Publication of the decision to make a public takeover offer pursuant to
Section 10 paras. 1 and 3 in conjunction with Sections 29 para. 1 and 34
of the German Securities Acquisition and Takeover Act
(Wertpapiererwerbs- und Übernahmegesetz)
Bidder:
AB 13/10 Vermögensverwaltungs GmbH (in the future: MBT Systems GmbH)
Elisabeth-Selbert-Straße
19
40764 Langenfeld
Germany
registered with the commercial register of the local court (Amtsgericht)

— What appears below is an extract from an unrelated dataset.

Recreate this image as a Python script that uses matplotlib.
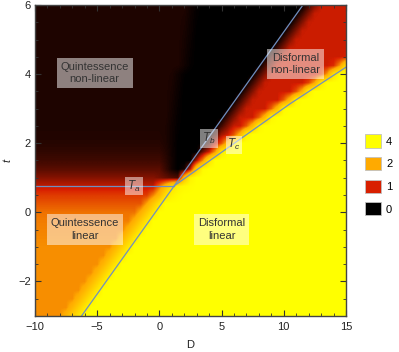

Munich under registration no. HRB 189449
Target Company:
Roth & Rau AG
An der Baumschule 6 - 8
09337
Hohenstein-Ernstthal
Germany
registered with the commercial register of the local court (Amtsgericht)
Chemnitz under registration no. HRB 19213
ISIN DE000A0JCZ51 (WKN
A0JCZ5)
On 11 April 2011, AB 13/10 Vermögensverwaltungs GmbH (in the future: MBT
Systems GmbH; hereinafter 'MBT Systems GmbH')has decided to make a
public takeover offer to the shareholders of Roth & Rau AG,
Hohenstein-Ernstthal, to acquire their non-par value bearer shares in
Roth & Rau AG, each share with a notional par value of EUR 1.00 per
share, by means of a voluntary public takeover offer against payment of
a cash consideration of EUR 22 per non-par value share.
The voluntary public takeover offer will presumably be made subject to
certain conditions precedent, in particular upon certain regulatory
clearances being obtained, and will otherwise be made in accordance with
the terms set out in the offer document.
The offer document will be published on the internet at
http://www.meyerburger.com/en/investor-relations/takeover-offer-roth-rau-ag/disclaimer/
following the receipt of the permission of the publication from the
German Federal Financial Supervisory Authority (Bundesanstalt für
Finanzdienstleistungsaufsicht).
MBT Systems GmbH is a wholly-owned subsidiary of Meyer Burger Technology
AG, Baar, Switzerland.
Important notice:
This announcement is neither an offer to purchase or sell, nor a
solicitation of an offer to purchase or sell, shares in Roth & Rau AG.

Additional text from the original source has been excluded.